● WRITTEN PROBLEM: In the records below, begin at the line that has "Reproduce this chart with matplotlib." and stop after the line that has "moon_radius = 25.0"; quote those lines verbatim and nothing more.

─── TASK INPUTS

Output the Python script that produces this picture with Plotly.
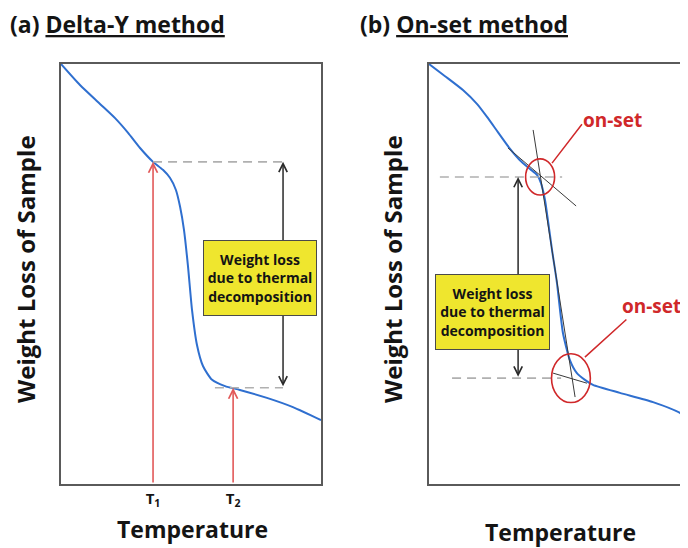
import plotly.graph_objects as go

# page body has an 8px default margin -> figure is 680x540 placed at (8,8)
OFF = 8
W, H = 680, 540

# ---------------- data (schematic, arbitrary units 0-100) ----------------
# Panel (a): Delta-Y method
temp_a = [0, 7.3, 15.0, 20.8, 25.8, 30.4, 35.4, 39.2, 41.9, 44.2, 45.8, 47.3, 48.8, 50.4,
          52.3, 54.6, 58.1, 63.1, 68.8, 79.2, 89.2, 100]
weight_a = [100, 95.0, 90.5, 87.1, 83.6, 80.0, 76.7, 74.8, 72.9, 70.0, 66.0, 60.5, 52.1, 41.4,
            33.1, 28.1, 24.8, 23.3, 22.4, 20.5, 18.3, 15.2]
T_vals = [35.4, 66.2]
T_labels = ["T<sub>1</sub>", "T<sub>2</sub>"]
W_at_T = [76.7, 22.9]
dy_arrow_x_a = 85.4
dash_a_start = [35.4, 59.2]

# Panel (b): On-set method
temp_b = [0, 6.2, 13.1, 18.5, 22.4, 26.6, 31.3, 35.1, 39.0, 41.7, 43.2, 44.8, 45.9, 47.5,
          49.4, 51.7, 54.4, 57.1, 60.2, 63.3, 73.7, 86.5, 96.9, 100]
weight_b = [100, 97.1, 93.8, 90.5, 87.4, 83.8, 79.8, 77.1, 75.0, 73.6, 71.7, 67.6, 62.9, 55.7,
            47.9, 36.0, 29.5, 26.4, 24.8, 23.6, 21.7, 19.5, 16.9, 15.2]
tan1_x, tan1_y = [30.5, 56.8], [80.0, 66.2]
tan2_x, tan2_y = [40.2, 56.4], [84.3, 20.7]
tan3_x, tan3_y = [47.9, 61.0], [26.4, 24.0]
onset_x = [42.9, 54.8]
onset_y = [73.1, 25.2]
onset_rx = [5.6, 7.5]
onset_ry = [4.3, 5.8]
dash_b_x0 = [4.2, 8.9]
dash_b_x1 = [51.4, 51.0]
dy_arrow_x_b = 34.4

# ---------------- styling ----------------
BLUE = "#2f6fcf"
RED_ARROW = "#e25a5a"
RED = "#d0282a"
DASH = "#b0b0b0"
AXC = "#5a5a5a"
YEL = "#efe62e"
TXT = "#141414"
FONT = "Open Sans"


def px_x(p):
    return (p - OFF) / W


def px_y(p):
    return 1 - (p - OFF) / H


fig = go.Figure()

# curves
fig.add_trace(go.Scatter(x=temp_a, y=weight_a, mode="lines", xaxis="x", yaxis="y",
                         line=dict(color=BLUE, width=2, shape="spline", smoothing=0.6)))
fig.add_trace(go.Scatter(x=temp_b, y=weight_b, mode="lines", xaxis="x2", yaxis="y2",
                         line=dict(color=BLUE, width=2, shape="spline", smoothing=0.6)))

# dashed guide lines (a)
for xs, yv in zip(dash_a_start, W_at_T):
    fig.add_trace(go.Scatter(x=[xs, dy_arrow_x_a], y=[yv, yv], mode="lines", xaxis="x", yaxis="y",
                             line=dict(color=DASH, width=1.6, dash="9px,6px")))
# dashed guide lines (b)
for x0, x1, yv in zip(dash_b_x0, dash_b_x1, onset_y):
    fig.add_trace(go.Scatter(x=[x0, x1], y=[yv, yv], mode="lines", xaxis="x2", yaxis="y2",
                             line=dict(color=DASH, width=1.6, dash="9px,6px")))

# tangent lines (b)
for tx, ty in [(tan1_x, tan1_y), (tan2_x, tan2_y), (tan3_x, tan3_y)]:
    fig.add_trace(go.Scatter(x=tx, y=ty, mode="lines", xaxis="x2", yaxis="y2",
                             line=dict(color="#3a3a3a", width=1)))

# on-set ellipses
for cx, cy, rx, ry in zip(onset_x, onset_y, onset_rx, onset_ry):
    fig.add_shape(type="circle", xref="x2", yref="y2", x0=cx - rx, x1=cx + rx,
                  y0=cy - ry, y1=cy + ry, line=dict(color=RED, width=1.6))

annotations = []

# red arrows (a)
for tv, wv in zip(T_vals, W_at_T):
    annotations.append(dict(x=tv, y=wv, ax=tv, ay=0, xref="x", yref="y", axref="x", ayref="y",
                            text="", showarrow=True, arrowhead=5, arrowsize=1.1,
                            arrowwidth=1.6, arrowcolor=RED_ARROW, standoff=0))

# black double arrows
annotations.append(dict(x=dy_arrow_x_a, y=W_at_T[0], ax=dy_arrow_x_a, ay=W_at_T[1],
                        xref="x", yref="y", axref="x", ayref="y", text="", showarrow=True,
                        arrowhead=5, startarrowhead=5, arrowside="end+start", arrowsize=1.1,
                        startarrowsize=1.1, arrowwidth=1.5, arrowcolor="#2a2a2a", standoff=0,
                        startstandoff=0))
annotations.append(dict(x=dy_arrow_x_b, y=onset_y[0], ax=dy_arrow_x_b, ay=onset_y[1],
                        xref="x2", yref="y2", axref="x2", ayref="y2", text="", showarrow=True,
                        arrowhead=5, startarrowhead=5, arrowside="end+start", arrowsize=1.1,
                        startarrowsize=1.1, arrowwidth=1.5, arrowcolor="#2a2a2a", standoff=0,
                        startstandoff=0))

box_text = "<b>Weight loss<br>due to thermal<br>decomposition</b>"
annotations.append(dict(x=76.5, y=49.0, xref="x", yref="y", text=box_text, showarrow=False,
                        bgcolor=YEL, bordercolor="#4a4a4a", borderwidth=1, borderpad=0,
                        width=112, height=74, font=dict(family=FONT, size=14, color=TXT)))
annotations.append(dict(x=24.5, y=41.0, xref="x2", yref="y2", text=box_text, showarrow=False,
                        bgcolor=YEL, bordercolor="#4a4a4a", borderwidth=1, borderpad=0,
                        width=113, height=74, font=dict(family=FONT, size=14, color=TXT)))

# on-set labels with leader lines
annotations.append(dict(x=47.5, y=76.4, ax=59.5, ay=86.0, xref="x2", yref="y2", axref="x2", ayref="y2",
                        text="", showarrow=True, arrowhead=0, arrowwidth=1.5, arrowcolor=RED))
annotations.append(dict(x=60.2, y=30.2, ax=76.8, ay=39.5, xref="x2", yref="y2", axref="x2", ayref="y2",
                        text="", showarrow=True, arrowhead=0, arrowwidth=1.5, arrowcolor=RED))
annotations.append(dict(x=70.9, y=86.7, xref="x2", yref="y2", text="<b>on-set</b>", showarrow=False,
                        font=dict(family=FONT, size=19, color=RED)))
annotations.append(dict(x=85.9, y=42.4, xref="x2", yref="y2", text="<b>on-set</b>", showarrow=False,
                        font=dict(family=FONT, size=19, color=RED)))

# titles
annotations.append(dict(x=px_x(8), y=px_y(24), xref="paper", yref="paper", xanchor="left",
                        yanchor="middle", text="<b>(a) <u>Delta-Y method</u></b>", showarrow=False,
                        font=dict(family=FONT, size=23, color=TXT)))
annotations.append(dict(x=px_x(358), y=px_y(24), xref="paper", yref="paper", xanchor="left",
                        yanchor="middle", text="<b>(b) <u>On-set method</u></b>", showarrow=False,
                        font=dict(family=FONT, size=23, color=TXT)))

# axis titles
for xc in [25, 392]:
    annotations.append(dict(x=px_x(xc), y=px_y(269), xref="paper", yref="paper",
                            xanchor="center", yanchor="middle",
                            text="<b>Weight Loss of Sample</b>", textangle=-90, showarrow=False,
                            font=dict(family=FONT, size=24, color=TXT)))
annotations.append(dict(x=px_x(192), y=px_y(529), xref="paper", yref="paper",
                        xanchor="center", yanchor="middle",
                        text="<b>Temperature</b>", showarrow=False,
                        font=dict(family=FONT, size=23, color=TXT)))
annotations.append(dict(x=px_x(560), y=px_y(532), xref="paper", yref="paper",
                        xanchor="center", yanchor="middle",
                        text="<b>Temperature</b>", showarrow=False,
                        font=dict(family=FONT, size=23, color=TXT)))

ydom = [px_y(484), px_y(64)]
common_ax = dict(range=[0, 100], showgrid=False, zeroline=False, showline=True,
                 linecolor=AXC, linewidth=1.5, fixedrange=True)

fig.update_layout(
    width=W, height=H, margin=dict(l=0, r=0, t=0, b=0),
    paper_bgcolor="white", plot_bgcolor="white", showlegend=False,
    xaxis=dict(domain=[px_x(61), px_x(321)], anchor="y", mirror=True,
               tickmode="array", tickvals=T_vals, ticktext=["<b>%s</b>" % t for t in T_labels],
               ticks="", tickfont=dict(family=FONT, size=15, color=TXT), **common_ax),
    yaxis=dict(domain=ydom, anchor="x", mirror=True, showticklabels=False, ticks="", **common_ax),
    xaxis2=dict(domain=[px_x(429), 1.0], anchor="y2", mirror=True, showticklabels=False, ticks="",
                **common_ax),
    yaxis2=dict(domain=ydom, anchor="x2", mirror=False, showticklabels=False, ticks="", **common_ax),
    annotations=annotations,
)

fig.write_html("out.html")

──────
─── TASK INPUTS

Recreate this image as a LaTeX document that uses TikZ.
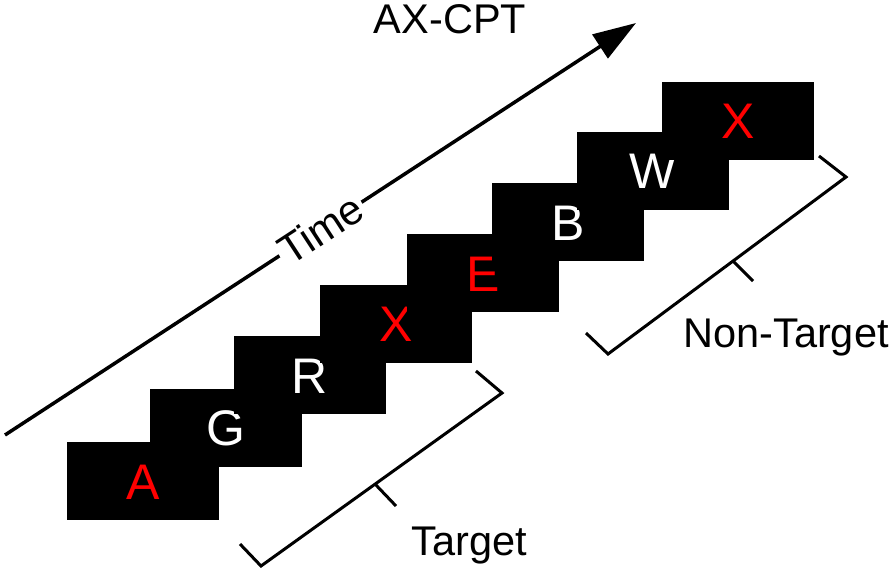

──────
─── TASK INPUTS

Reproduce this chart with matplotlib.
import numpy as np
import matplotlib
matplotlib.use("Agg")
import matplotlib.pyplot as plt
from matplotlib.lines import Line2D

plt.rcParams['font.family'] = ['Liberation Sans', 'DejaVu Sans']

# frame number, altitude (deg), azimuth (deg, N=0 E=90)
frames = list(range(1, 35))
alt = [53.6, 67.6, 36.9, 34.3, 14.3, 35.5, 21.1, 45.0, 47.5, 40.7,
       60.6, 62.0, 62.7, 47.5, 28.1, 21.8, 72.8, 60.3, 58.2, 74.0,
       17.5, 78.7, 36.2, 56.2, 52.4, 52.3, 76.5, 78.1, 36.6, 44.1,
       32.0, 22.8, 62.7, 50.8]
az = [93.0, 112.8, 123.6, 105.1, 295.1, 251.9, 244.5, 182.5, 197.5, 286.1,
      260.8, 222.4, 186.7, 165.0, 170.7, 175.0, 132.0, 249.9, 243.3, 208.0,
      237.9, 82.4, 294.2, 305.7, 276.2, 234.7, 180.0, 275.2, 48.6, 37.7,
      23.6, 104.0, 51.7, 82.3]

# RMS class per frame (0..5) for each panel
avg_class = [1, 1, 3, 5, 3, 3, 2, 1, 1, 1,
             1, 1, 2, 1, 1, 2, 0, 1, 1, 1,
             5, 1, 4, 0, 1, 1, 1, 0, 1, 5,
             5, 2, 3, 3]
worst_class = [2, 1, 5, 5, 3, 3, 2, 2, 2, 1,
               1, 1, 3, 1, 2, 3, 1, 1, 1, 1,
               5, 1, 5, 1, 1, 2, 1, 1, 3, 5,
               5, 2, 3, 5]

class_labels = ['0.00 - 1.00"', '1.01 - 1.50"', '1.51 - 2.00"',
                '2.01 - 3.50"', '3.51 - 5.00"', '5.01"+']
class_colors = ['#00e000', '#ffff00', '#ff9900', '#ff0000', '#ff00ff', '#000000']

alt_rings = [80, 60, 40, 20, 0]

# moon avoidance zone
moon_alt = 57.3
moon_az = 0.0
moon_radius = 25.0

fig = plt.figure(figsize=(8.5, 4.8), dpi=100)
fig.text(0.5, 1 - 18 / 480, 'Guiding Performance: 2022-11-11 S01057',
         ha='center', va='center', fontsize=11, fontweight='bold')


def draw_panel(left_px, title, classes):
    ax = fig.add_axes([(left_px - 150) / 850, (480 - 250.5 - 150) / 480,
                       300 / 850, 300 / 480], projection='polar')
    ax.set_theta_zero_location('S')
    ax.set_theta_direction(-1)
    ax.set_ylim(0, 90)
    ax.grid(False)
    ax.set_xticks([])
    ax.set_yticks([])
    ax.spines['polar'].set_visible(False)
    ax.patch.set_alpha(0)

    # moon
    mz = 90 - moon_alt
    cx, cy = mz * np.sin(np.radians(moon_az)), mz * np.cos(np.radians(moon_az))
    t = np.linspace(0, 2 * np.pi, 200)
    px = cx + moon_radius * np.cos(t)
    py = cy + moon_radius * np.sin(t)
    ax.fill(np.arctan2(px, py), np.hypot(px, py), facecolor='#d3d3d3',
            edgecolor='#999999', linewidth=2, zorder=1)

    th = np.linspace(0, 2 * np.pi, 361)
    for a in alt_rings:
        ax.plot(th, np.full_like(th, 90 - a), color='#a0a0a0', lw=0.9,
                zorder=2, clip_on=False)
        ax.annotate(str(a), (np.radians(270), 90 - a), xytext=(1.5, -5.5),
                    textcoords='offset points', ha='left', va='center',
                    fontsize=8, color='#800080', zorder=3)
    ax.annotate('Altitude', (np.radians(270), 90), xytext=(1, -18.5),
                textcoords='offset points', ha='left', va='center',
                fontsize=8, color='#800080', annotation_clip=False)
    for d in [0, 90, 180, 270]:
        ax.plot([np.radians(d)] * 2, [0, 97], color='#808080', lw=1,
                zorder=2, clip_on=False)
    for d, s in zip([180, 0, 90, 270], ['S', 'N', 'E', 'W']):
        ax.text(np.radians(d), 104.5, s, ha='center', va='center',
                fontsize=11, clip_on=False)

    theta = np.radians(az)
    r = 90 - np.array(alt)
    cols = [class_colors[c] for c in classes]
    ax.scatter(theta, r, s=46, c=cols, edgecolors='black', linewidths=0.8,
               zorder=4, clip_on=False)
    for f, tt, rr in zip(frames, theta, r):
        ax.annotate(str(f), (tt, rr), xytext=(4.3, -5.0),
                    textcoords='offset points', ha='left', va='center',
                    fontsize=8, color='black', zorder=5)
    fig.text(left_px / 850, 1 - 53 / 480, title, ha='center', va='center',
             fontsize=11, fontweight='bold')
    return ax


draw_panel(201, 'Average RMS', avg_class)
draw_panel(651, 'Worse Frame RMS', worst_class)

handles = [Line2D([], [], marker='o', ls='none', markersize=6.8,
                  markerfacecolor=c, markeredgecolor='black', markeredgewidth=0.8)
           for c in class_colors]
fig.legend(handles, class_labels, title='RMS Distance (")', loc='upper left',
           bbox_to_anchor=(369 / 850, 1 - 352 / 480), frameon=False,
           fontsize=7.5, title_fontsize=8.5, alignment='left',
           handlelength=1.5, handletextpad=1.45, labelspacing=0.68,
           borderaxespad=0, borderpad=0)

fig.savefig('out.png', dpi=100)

──────

● COMPLETE OUTPUT:
Reproduce this chart with matplotlib.
import numpy as np
import matplotlib
matplotlib.use("Agg")
import matplotlib.pyplot as plt
from matplotlib.lines import Line2D

plt.rcParams['font.family'] = ['Liberation Sans', 'DejaVu Sans']

# frame number, altitude (deg), azimuth (deg, N=0 E=90)
frames = list(range(1, 35))
alt = [53.6, 67.6, 36.9, 34.3, 14.3, 35.5, 21.1, 45.0, 47.5, 40.7,
       60.6, 62.0, 62.7, 47.5, 28.1, 21.8, 72.8, 60.3, 58.2, 74.0,
       17.5, 78.7, 36.2, 56.2, 52.4, 52.3, 76.5, 78.1, 36.6, 44.1,
       32.0, 22.8, 62.7, 50.8]
az = [93.0, 112.8, 123.6, 105.1, 295.1, 251.9, 244.5, 182.5, 197.5, 286.1,
      260.8, 222.4, 186.7, 165.0, 170.7, 175.0, 132.0, 249.9, 243.3, 208.0,
      237.9, 82.4, 294.2, 305.7, 276.2, 234.7, 180.0, 275.2, 48.6, 37.7,
      23.6, 104.0, 51.7, 82.3]

# RMS class per frame (0..5) for each panel
avg_class = [1, 1, 3, 5, 3, 3, 2, 1, 1, 1,
             1, 1, 2, 1, 1, 2, 0, 1, 1, 1,
             5, 1, 4, 0, 1, 1, 1, 0, 1, 5,
             5, 2, 3, 3]
worst_class = [2, 1, 5, 5, 3, 3, 2, 2, 2, 1,
               1, 1, 3, 1, 2, 3, 1, 1, 1, 1,
               5, 1, 5, 1, 1, 2, 1, 1, 3, 5,
               5, 2, 3, 5]

class_labels = ['0.00 - 1.00"', '1.01 - 1.50"', '1.51 - 2.00"',
                '2.01 - 3.50"', '3.51 - 5.00"', '5.01"+']
class_colors = ['#00e000', '#ffff00', '#ff9900', '#ff0000', '#ff00ff', '#000000']

alt_rings = [80, 60, 40, 20, 0]

# moon avoidance zone
moon_alt = 57.3
moon_az = 0.0
moon_radius = 25.0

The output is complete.